After the union_cols() number of rows decreases

Good day!

I am experimenting with hail, so I created a couple of files and try to merge them, via columns. Though I think I see some strange behaviour:

Number or rows and cols in the original, i.e. before merge, mtx 76023 3
Number of rows and cole in the appanded mtx: 76023 3
Union's number or rows and cols:  75997 6

I wonder why might that happen and how can I check what’s going on? What’s happened to the matrices, so the united one has less rows, compared with the two from which it originates. Thank you

From the union_cols docs:

    This method creates a :class:`.MatrixTable` which contains all columns
    from both input datasets. The set of rows included in the result is
    determined by the `row_join_type` parameter.

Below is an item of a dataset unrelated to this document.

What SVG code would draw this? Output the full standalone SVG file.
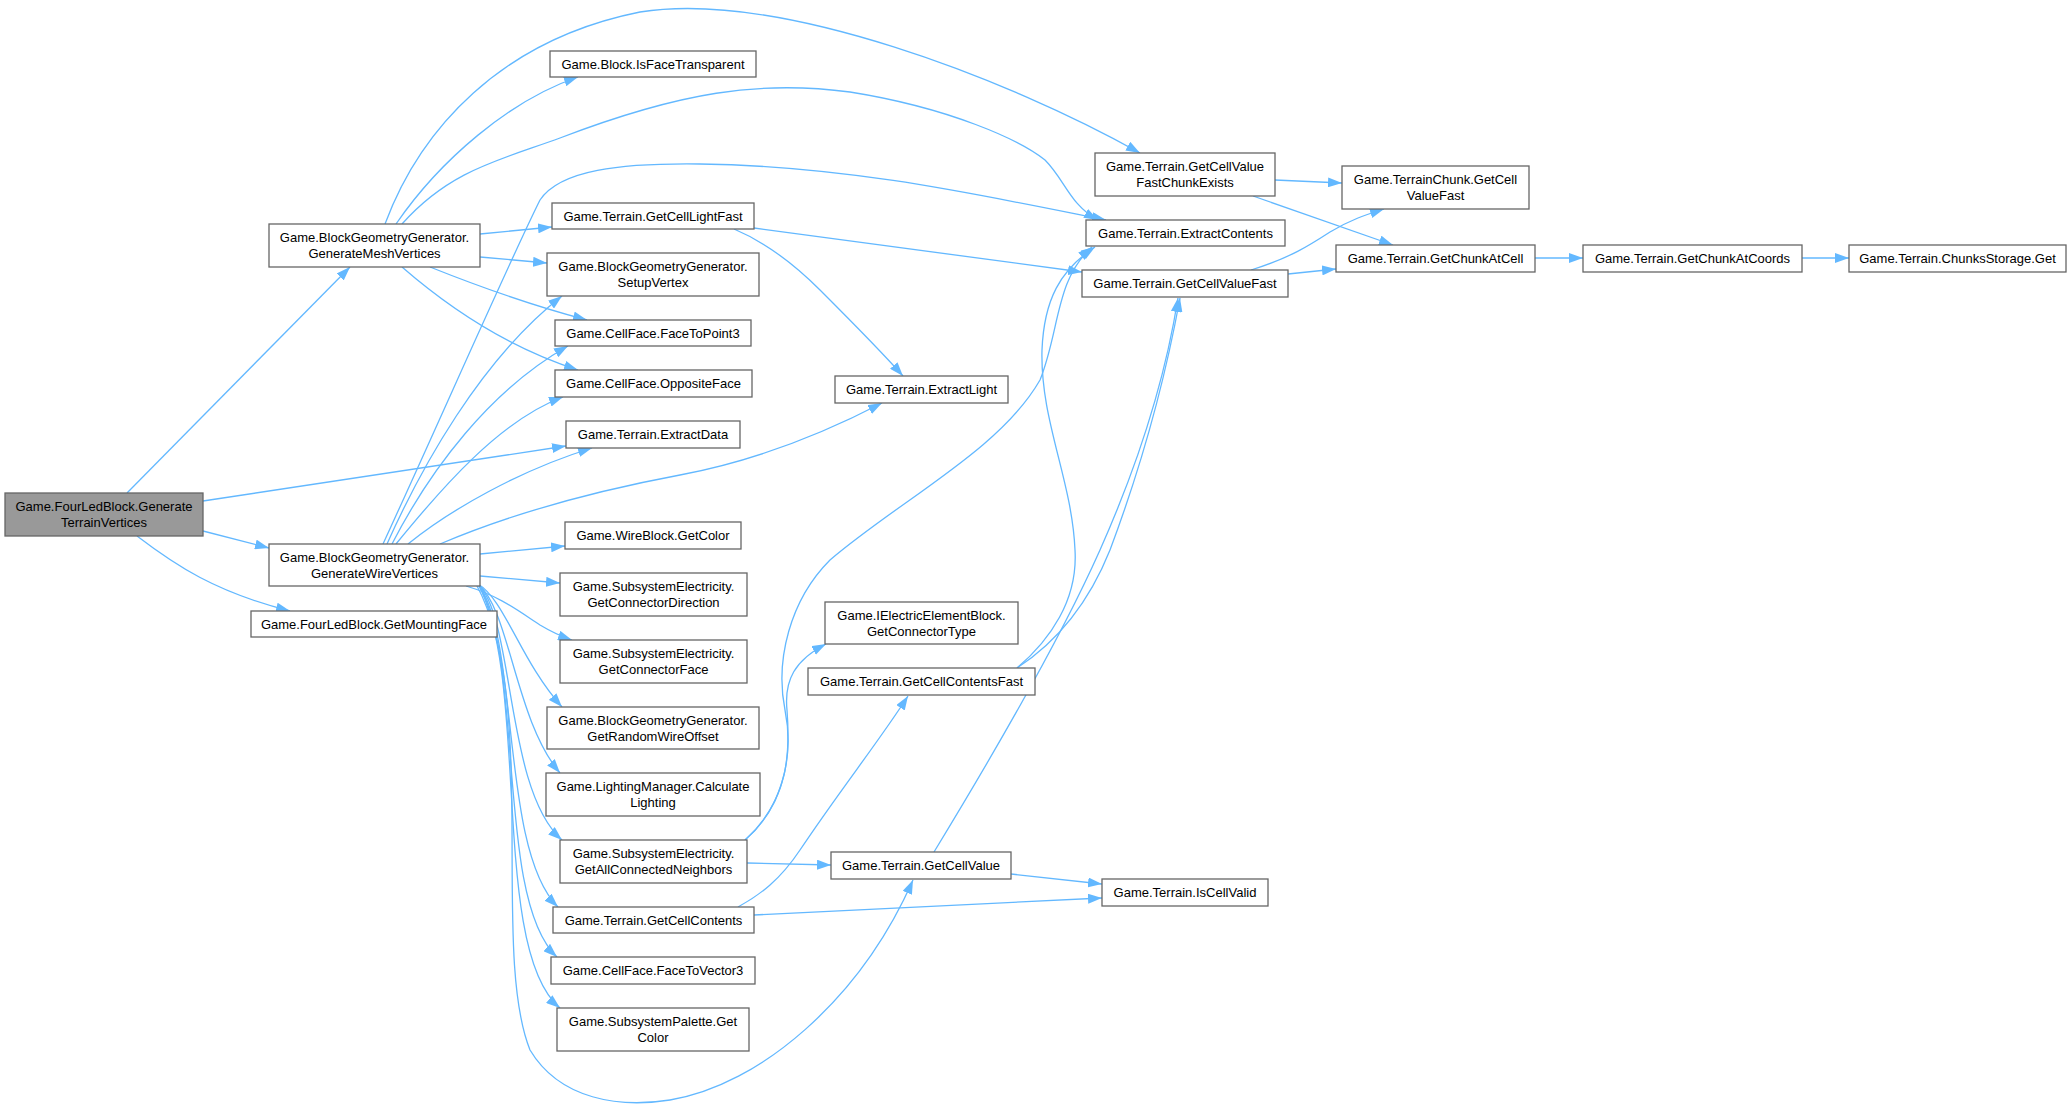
<svg xmlns="http://www.w3.org/2000/svg" width="2071" height="1108" viewBox="0 0 2071 1108">
<style>
.n rect{fill:#ffffff;stroke:#666666;stroke-width:1.3}
.root rect{fill:#999999}
text{font-family:"Liberation Sans",Arial,sans-serif;font-size:13px;text-anchor:middle;fill:#000000}
#edges path{fill:none;stroke:#63b8ff;stroke-width:1.3;marker-end:url(#a)}
</style>
<defs>
<marker id="a" markerUnits="userSpaceOnUse" markerWidth="14" markerHeight="10" refX="14" refY="5" orient="auto">
<path d="M0,0 L14,5 L0,10 z" fill="#63b8ff"/>
</marker>
</defs>
<rect width="2071" height="1108" fill="#ffffff"/>
<g id="edges">
<path d="M127,493 L350,267"/>
<path d="M203,501 L566,446"/>
<path d="M203,531 L269,548"/>
<path d="M137,536 C175,565 215,592 290,611"/>
<path d="M385,224 C420,130 500,40 640,12 C780,-10 1010,80 1140,153"/>
<path d="M396,224 C440,160 510,100 578,77"/>
<path d="M402,224 C450,170 500,160 560,138 C680,92 760,80 850,92 C950,108 1020,140 1045,160 C1065,180 1070,205 1098,220"/>
<path d="M480,234 L552,227"/>
<path d="M480,257 L547,263"/>
<path d="M430,267 C480,287 530,305 587,320"/>
<path d="M402,267 C440,300 500,345 578,370"/>
<path d="M383,544 C440,420 510,260 540,200 C560,170 620,163 700,164 C850,166 980,195 1106,220"/>
<path d="M387,544 C420,470 480,360 562,296"/>
<path d="M392,544 C430,470 490,390 568,346"/>
<path d="M396,544 C440,490 500,420 563,397"/>
<path d="M408,544 C450,510 520,470 592,448"/>
<path d="M440,544 C520,510 600,490 680,475 C760,460 830,430 882,403"/>
<path d="M480,554 L565,546"/>
<path d="M480,576 L560,583"/>
<path d="M466,586 C500,596 520,612 540,625 C550,631 560,636 572,640"/>
<path d="M478,584 C505,600 520,660 562,707"/>
<path d="M478,584 C510,610 515,720 560,773"/>
<path d="M478,584 C515,620 505,790 562,840"/>
<path d="M478,584 C520,640 500,850 558,907"/>
<path d="M478,584 C525,660 495,900 557,957"/>
<path d="M478,584 C530,680 490,950 560,1008"/>
<path d="M476,584 C540,700 490,950 530,1050 C560,1100 620,1108 670,1100 C760,1085 860,1000 913,880"/>
<path d="M754,228 L1082,272"/>
<path d="M734,229 C760,240 790,260 820,290 C850,320 880,350 903,376"/>
<path d="M1275,180 L1342,183"/>
<path d="M1253,196 L1393,245"/>
<path d="M1251,270 C1290,258 1310,245 1330,232 C1350,220 1365,215 1384,209"/>
<path d="M1288,274 L1336,269"/>
<path d="M1535,258 L1583,258"/>
<path d="M1802,258 L1849,258"/>
<path d="M745,840 C790,800 790,750 787,710 C784,680 795,660 826,644"/>
<path d="M745,840 C780,810 795,760 785,710 C775,660 790,600 830,560 C900,500 1000,450 1040,380 C1060,330 1055,280 1092,247"/>
<path d="M747,863 L831,865"/>
<path d="M738,907 C760,895 780,880 800,850 C840,790 880,740 908,696"/>
<path d="M754,915 L1102,898"/>
<path d="M1017,668 C1050,640 1078,600 1075,550 C1072,480 1040,420 1042,350 C1044,300 1060,270 1095,247"/>
<path d="M1017,668 C1060,640 1090,600 1110,550 C1140,470 1165,380 1180,298"/>
<path d="M934,852 C990,760 1060,640 1100,550 C1140,460 1165,380 1178,298"/>
<path d="M1011,874 L1102,884"/>
</g>
<g id="root" class="n root"><rect x="5" y="493" width="198" height="43"/><text x="104" y="511">Game.FourLedBlock.Generate</text><text x="104" y="527">TerrainVertices</text></g>
<g id="mesh" class="n"><rect x="269" y="224" width="211" height="43"/><text x="374.5" y="242">Game.BlockGeometryGenerator.</text><text x="374.5" y="258">GenerateMeshVertices</text></g>
<g id="wire" class="n"><rect x="269" y="544" width="211" height="42"/><text x="374.5" y="562">Game.BlockGeometryGenerator.</text><text x="374.5" y="578">GenerateWireVertices</text></g>
<g id="mounting" class="n"><rect x="251" y="611" width="246" height="26"/><text x="374" y="629">Game.FourLedBlock.GetMountingFace</text></g>
<g id="isFace" class="n"><rect x="550" y="51" width="206" height="26"/><text x="653" y="69">Game.Block.IsFaceTransparent</text></g>
<g id="lightFast" class="n"><rect x="552" y="203" width="202" height="26"/><text x="653" y="221">Game.Terrain.GetCellLightFast</text></g>
<g id="setupVertex" class="n"><rect x="547" y="253" width="212" height="43"/><text x="653" y="271">Game.BlockGeometryGenerator.</text><text x="653" y="287">SetupVertex</text></g>
<g id="faceToPoint3" class="n"><rect x="555" y="320" width="196" height="26"/><text x="653" y="338">Game.CellFace.FaceToPoint3</text></g>
<g id="opposite" class="n"><rect x="555" y="370" width="197" height="27"/><text x="653.5" y="388">Game.CellFace.OppositeFace</text></g>
<g id="extractData" class="n"><rect x="566" y="421" width="174" height="27"/><text x="653" y="439">Game.Terrain.ExtractData</text></g>
<g id="wireGetColor" class="n"><rect x="565" y="522" width="176" height="27"/><text x="653" y="540">Game.WireBlock.GetColor</text></g>
<g id="connDir" class="n"><rect x="560" y="573" width="187" height="43"/><text x="653.5" y="591">Game.SubsystemElectricity.</text><text x="653.5" y="607">GetConnectorDirection</text></g>
<g id="connFace" class="n"><rect x="560" y="640" width="187" height="43"/><text x="653.5" y="658">Game.SubsystemElectricity.</text><text x="653.5" y="674">GetConnectorFace</text></g>
<g id="randWire" class="n"><rect x="547" y="707" width="212" height="42"/><text x="653" y="725">Game.BlockGeometryGenerator.</text><text x="653" y="741">GetRandomWireOffset</text></g>
<g id="calcLight" class="n"><rect x="546" y="773" width="214" height="43"/><text x="653" y="791">Game.LightingManager.Calculate</text><text x="653" y="807">Lighting</text></g>
<g id="neighbors" class="n"><rect x="560" y="840" width="187" height="43"/><text x="653.5" y="858">Game.SubsystemElectricity.</text><text x="653.5" y="874">GetAllConnectedNeighbors</text></g>
<g id="cellContents" class="n"><rect x="553" y="907" width="201" height="26"/><text x="653.5" y="925">Game.Terrain.GetCellContents</text></g>
<g id="faceToVec" class="n"><rect x="551" y="957" width="204" height="27"/><text x="653" y="975">Game.CellFace.FaceToVector3</text></g>
<g id="paletteColor" class="n"><rect x="557" y="1008" width="192" height="43"/><text x="653" y="1026">Game.SubsystemPalette.Get</text><text x="653" y="1042">Color</text></g>
<g id="extractLight" class="n"><rect x="835" y="376" width="173" height="27"/><text x="921.5" y="394">Game.Terrain.ExtractLight</text></g>
<g id="connType" class="n"><rect x="825" y="602" width="193" height="42"/><text x="921.5" y="620">Game.IElectricElementBlock.</text><text x="921.5" y="636">GetConnectorType</text></g>
<g id="contentsFast" class="n"><rect x="808" y="668" width="227" height="27"/><text x="921.5" y="686">Game.Terrain.GetCellContentsFast</text></g>
<g id="getCellValue" class="n"><rect x="831" y="852" width="180" height="27"/><text x="921" y="870">Game.Terrain.GetCellValue</text></g>
<g id="isCellValid" class="n"><rect x="1102" y="879" width="166" height="27"/><text x="1185" y="897">Game.Terrain.IsCellValid</text></g>
<g id="chunkExists" class="n"><rect x="1095" y="153" width="180" height="43"/><text x="1185" y="171">Game.Terrain.GetCellValue</text><text x="1185" y="187">FastChunkExists</text></g>
<g id="extractContents" class="n"><rect x="1086" y="220" width="199" height="26"/><text x="1185.5" y="238">Game.Terrain.ExtractContents</text></g>
<g id="valueFast" class="n"><rect x="1082" y="270" width="206" height="27"/><text x="1185" y="288">Game.Terrain.GetCellValueFast</text></g>
<g id="chunkValueFast" class="n"><rect x="1342" y="166" width="187" height="43"/><text x="1435.5" y="184">Game.TerrainChunk.GetCell</text><text x="1435.5" y="200">ValueFast</text></g>
<g id="chunkAtCell" class="n"><rect x="1336" y="245" width="199" height="27"/><text x="1435.5" y="263">Game.Terrain.GetChunkAtCell</text></g>
<g id="chunkAtCoords" class="n"><rect x="1583" y="245" width="219" height="27"/><text x="1692.5" y="263">Game.Terrain.GetChunkAtCoords</text></g>
<g id="chunksGet" class="n"><rect x="1849" y="245" width="217" height="27"/><text x="1957.5" y="263">Game.Terrain.ChunksStorage.Get</text></g>
</svg>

    - With the default value of ``'inner'``, an inner join is performed
      on rows, so that only rows whose row key exists in both input datasets
      are included. In this case, the entries for each row are the
      concatenation of all entries of the corresponding rows in the input
    - With `row_join_type` set to  ``'outer'``, an outer join is perfomed on
      rows, so that row keys which exist in only one input dataset are also
      included. For those rows, the entry fields for the columns coming
      from the other dataset will be missing.

    Only distinct row keys from each dataset are included (equivalent to
    calling :meth:`.distinct_by_row` on each dataset first).

    This method does not deduplicate; if a column key exists identically in
    two datasets, then it will be duplicated in the result.

My guess is that either (a) there are duplicate variants in the two datasets that are being removed to make the keys distinct, or (b) there are mismatched row keys (locus/alleles likely) between the two datasets that are being removed.

You can test hypothesis (a) by running distinct_by_row().count() on each component MT and seeing if the count decreases, and you can test hypothesis (b) by using union_cols(mt1, mt2, row_join_type='outer').